## What you need to do
Reproduce the listing exactly, with no pictures in your copy.

__________

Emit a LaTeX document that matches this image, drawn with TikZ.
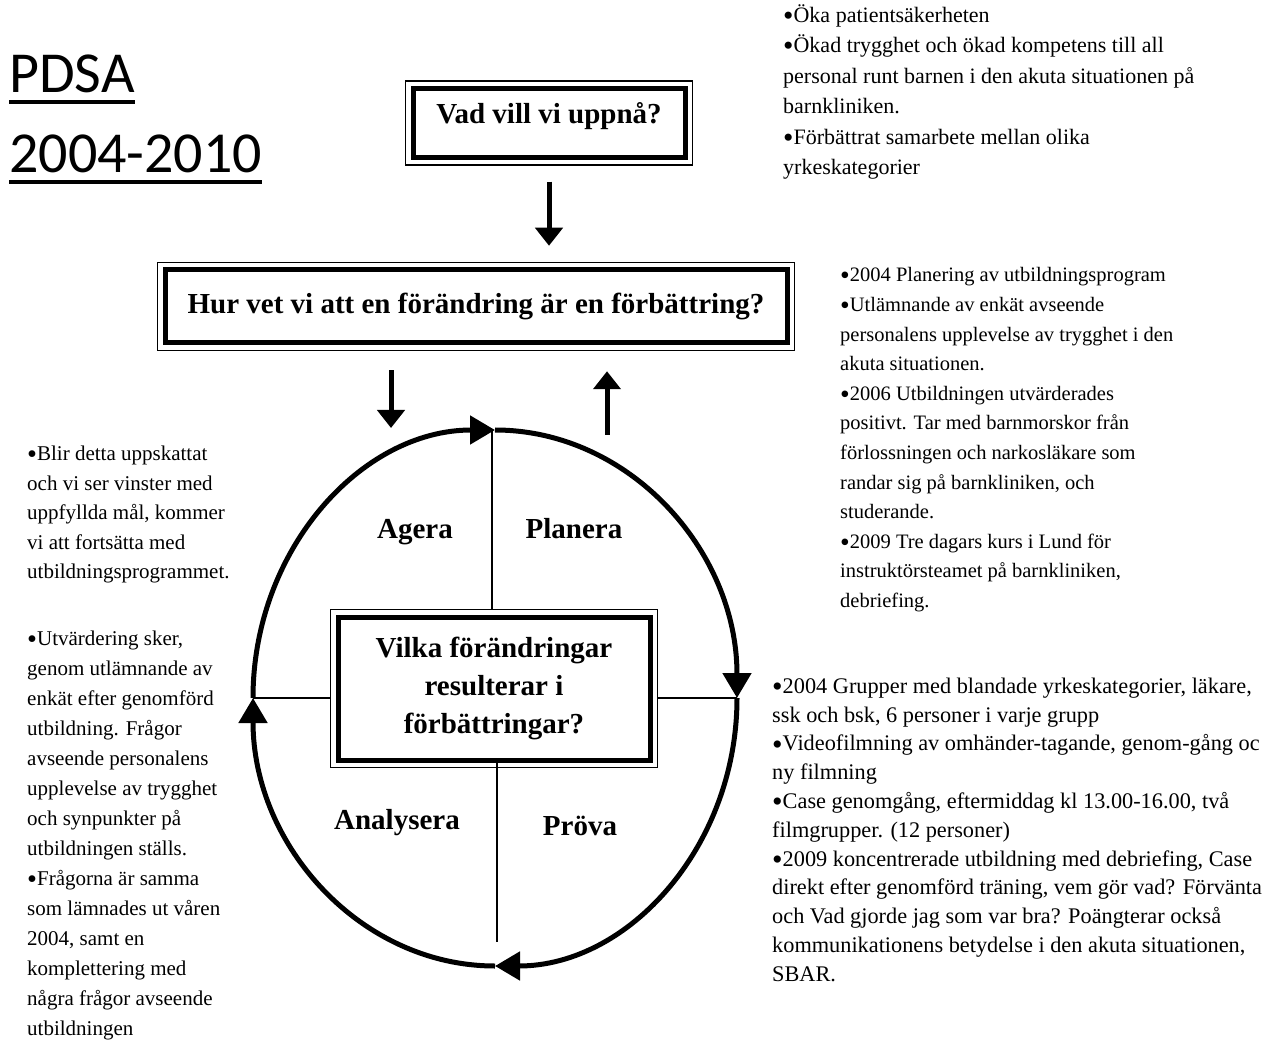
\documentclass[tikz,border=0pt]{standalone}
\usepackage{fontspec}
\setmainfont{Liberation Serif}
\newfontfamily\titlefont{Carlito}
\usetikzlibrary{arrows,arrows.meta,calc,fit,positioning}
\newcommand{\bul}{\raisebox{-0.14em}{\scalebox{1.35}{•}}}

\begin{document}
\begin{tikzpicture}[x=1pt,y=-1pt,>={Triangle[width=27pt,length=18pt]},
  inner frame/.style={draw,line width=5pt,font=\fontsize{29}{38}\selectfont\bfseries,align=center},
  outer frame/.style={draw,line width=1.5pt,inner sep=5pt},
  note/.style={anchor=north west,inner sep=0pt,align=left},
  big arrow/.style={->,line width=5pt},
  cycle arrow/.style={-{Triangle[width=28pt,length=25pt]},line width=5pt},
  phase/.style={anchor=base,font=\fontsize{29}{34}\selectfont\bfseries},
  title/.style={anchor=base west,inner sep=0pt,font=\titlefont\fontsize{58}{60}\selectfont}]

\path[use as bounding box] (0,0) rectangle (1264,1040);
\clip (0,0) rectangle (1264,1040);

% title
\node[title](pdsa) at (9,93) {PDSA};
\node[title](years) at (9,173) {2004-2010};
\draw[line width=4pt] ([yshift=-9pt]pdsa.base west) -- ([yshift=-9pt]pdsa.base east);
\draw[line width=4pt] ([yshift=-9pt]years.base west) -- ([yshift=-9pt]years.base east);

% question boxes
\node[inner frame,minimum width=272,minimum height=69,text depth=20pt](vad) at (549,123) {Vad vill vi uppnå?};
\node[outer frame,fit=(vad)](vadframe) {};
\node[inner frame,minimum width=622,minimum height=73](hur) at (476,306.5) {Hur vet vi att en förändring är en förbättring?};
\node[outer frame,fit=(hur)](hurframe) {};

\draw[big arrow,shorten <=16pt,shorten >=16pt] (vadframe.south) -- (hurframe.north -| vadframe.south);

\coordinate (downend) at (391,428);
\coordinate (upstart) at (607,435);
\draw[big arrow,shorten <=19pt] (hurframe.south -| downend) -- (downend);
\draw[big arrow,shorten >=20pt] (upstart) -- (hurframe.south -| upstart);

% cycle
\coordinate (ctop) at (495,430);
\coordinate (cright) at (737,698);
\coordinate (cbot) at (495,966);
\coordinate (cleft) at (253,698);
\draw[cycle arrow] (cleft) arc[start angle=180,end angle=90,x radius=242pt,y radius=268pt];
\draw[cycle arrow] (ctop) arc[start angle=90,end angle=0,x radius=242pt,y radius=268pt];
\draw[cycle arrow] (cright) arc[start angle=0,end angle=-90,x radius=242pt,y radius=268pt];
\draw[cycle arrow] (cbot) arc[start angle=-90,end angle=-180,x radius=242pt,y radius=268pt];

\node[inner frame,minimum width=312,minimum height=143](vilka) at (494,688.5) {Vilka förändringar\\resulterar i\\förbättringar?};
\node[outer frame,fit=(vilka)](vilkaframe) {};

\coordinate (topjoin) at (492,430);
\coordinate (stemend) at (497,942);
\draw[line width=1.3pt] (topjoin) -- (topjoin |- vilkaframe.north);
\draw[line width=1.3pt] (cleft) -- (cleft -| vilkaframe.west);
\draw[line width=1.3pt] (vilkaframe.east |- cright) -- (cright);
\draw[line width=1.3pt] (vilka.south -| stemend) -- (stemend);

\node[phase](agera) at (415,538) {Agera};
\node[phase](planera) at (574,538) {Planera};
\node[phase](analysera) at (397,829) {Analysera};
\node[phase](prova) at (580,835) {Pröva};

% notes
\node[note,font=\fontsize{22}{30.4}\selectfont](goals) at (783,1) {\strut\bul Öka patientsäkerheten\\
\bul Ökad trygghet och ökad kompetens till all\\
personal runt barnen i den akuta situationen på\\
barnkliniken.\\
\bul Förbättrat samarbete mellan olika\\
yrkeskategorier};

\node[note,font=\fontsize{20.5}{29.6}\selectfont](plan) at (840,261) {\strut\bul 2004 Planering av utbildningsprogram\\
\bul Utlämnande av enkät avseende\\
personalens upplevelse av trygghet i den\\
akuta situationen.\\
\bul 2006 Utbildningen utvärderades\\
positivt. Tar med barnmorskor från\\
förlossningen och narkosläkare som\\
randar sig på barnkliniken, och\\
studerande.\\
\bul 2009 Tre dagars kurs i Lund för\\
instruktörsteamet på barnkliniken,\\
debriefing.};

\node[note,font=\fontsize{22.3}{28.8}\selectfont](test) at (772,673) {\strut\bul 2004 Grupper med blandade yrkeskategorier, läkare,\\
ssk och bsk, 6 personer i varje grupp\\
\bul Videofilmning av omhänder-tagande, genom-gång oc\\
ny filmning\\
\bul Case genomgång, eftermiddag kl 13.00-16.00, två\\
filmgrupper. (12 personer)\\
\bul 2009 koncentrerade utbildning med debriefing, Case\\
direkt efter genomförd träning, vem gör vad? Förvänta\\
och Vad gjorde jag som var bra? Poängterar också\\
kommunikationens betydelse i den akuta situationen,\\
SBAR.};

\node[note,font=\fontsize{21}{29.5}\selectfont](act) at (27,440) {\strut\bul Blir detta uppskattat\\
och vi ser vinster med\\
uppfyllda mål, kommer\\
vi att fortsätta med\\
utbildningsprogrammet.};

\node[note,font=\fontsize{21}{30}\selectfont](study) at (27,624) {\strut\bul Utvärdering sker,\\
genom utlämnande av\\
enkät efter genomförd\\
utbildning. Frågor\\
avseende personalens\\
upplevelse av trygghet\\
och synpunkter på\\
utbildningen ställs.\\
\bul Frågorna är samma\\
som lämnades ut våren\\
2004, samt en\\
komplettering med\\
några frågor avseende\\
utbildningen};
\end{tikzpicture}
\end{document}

__________

## Response below
Emit a LaTeX document that matches this image, drawn with TikZ.
\documentclass[tikz,border=0pt]{standalone}
\usepackage{fontspec}
\setmainfont{Liberation Serif}
\newfontfamily\titlefont{Carlito}
\usetikzlibrary{arrows,arrows.meta,calc,fit,positioning}
\newcommand{\bul}{\raisebox{-0.14em}{\scalebox{1.35}{•}}}

\begin{document}
\begin{tikzpicture}[x=1pt,y=-1pt,>={Triangle[width=27pt,length=18pt]},
  inner frame/.style={draw,line width=5pt,font=\fontsize{29}{38}\selectfont\bfseries,align=center},
  outer frame/.style={draw,line width=1.5pt,inner sep=5pt},
  note/.style={anchor=north west,inner sep=0pt,align=left},
  big arrow/.style={->,line width=5pt},
  cycle arrow/.style={-{Triangle[width=28pt,length=25pt]},line width=5pt},
  phase/.style={anchor=base,font=\fontsize{29}{34}\selectfont\bfseries},
  title/.style={anchor=base west,inner sep=0pt,font=\titlefont\fontsize{58}{60}\selectfont}]

\path[use as bounding box] (0,0) rectangle (1264,1040);
\clip (0,0) rectangle (1264,1040);

% title
\node[title](pdsa) at (9,93) {PDSA};
\node[title](years) at (9,173) {2004-2010};
\draw[line width=4pt] ([yshift=-9pt]pdsa.base west) -- ([yshift=-9pt]pdsa.base east);
\draw[line width=4pt] ([yshift=-9pt]years.base west) -- ([yshift=-9pt]years.base east);

% question boxes
\node[inner frame,minimum width=272,minimum height=69,text depth=20pt](vad) at (549,123) {Vad vill vi uppnå?};
\node[outer frame,fit=(vad)](vadframe) {};
\node[inner frame,minimum width=622,minimum height=73](hur) at (476,306.5) {Hur vet vi att en förändring är en förbättring?};
\node[outer frame,fit=(hur)](hurframe) {};

\draw[big arrow,shorten <=16pt,shorten >=16pt] (vadframe.south) -- (hurframe.north -| vadframe.south);

\coordinate (downend) at (391,428);
\coordinate (upstart) at (607,435);
\draw[big arrow,shorten <=19pt] (hurframe.south -| downend) -- (downend);
\draw[big arrow,shorten >=20pt] (upstart) -- (hurframe.south -| upstart);

% cycle
\coordinate (ctop) at (495,430);
\coordinate (cright) at (737,698);
\coordinate (cbot) at (495,966);
\coordinate (cleft) at (253,698);
\draw[cycle arrow] (cleft) arc[start angle=180,end angle=90,x radius=242pt,y radius=268pt];
\draw[cycle arrow] (ctop) arc[start angle=90,end angle=0,x radius=242pt,y radius=268pt];
\draw[cycle arrow] (cright) arc[start angle=0,end angle=-90,x radius=242pt,y radius=268pt];
\draw[cycle arrow] (cbot) arc[start angle=-90,end angle=-180,x radius=242pt,y radius=268pt];

\node[inner frame,minimum width=312,minimum height=143](vilka) at (494,688.5) {Vilka förändringar\\resulterar i\\förbättringar?};
\node[outer frame,fit=(vilka)](vilkaframe) {};

\coordinate (topjoin) at (492,430);
\coordinate (stemend) at (497,942);
\draw[line width=1.3pt] (topjoin) -- (topjoin |- vilkaframe.north);
\draw[line width=1.3pt] (cleft) -- (cleft -| vilkaframe.west);
\draw[line width=1.3pt] (vilkaframe.east |- cright) -- (cright);
\draw[line width=1.3pt] (vilka.south -| stemend) -- (stemend);

\node[phase](agera) at (415,538) {Agera};
\node[phase](planera) at (574,538) {Planera};
\node[phase](analysera) at (397,829) {Analysera};
\node[phase](prova) at (580,835) {Pröva};

% notes
\node[note,font=\fontsize{22}{30.4}\selectfont](goals) at (783,1) {\strut\bul Öka patientsäkerheten\\
\bul Ökad trygghet och ökad kompetens till all\\
personal runt barnen i den akuta situationen på\\
barnkliniken.\\
\bul Förbättrat samarbete mellan olika\\
yrkeskategorier};

\node[note,font=\fontsize{20.5}{29.6}\selectfont](plan) at (840,261) {\strut\bul 2004 Planering av utbildningsprogram\\
\bul Utlämnande av enkät avseende\\
personalens upplevelse av trygghet i den\\
akuta situationen.\\
\bul 2006 Utbildningen utvärderades\\
positivt. Tar med barnmorskor från\\
förlossningen och narkosläkare som\\
randar sig på barnkliniken, och\\
studerande.\\
\bul 2009 Tre dagars kurs i Lund för\\
instruktörsteamet på barnkliniken,\\
debriefing.};

\node[note,font=\fontsize{22.3}{28.8}\selectfont](test) at (772,673) {\strut\bul 2004 Grupper med blandade yrkeskategorier, läkare,\\
ssk och bsk, 6 personer i varje grupp\\
\bul Videofilmning av omhänder-tagande, genom-gång oc\\
ny filmning\\
\bul Case genomgång, eftermiddag kl 13.00-16.00, två\\
filmgrupper. (12 personer)\\
\bul 2009 koncentrerade utbildning med debriefing, Case\\
direkt efter genomförd träning, vem gör vad? Förvänta\\
och Vad gjorde jag som var bra? Poängterar också\\
kommunikationens betydelse i den akuta situationen,\\
SBAR.};

\node[note,font=\fontsize{21}{29.5}\selectfont](act) at (27,440) {\strut\bul Blir detta uppskattat\\
och vi ser vinster med\\
uppfyllda mål, kommer\\
vi att fortsätta med\\
utbildningsprogrammet.};

\node[note,font=\fontsize{21}{30}\selectfont](study) at (27,624) {\strut\bul Utvärdering sker,\\
genom utlämnande av\\
enkät efter genomförd\\
utbildning. Frågor\\
avseende personalens\\
upplevelse av trygghet\\
och synpunkter på\\
utbildningen ställs.\\
\bul Frågorna är samma\\
som lämnades ut våren\\
2004, samt en\\
komplettering med\\
några frågor avseende\\
utbildningen};
\end{tikzpicture}
\end{document}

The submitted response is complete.